Ma non dobbiamo altresì dimenticare che i rigassificatori, declinato al plurale, perché molti altri ne arriveranno di qui a qualche anno in Sardegna, in Calabria, e in altri luoghi ancora, sono solo la punta dell’iceberg di un disegno molto più complessivo, che sta facendo dell’Italia lo snodo fondamentale di tutto il sistema delle fonti fossili, con il potenziamento delle trivellazioni in mare e a terra, la costruzione di centinaia di chilometri di nuovi gasdotti e tante altre strutture collegate; un disegno che alla schiavitù del fossile ci legherà definitivamente.
L’agire politico è collettivo ed è frutto di un’intelligenza comune che si realizza con la partecipazione politica di ogni cittadina/o e si pone come agire nelle pubbliche assemblee, luoghi sovrani della decisione politica collettiva e anche negli atti di disobbedienza, con scioperi e cortei.

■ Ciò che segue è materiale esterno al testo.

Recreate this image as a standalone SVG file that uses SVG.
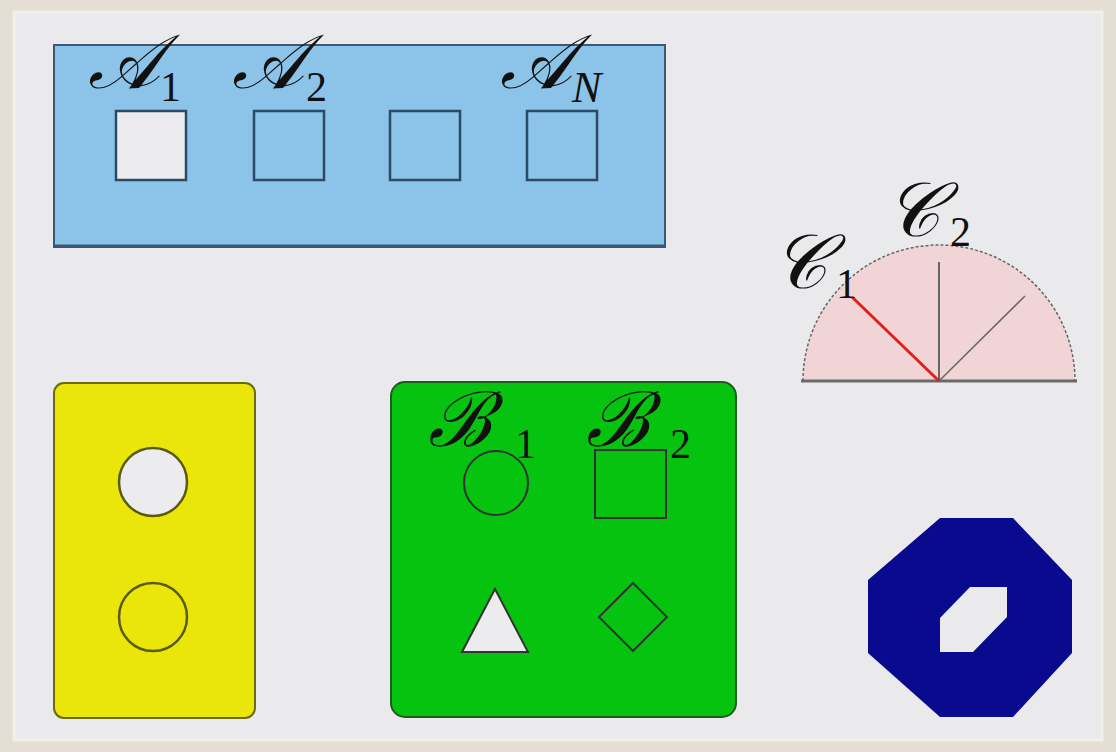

Ho aderito fin dal suo nascere al Coordinamento Ravennate del Comitato per il Clima Fuori dal Fossile; quando mi è stato possibile ho partecipato a mobilitazioni nazionali che denunciavano scelte politiche assoggettate a poteri economici che non prendevano in considerazione un serio ridimensionamento del modello estrattivista.Sabato 6 maggio parteciperò alla manifestazione nazionale “Per uscire dalla schiavitù del fossile” indetta dalla Campagna per il Clima Fuori dal Fossile, dalla Rete No Rigass No Gnl, dalla Rete Emergenza Climatica e Ambientale Emilia Romagna che si terrà anche a Ravenna (fuoridalfossile.coordravenna@gmail.com).
“Insorgiamo” è il motto dei lavoratori metalmeccanici fiorentini della GKN che, dall’arrivo delle ormai famose email di licenziamento, ha consolidato un rapporto collettivo tra lavoratori e le/i solidali e tra chiunque non voglia cedere alla tentazione della desistenza. Insorgiamo anche noi, riempiamo le strade della nostra città in tante e tanti contro il sistema che difende i combustibili fossili.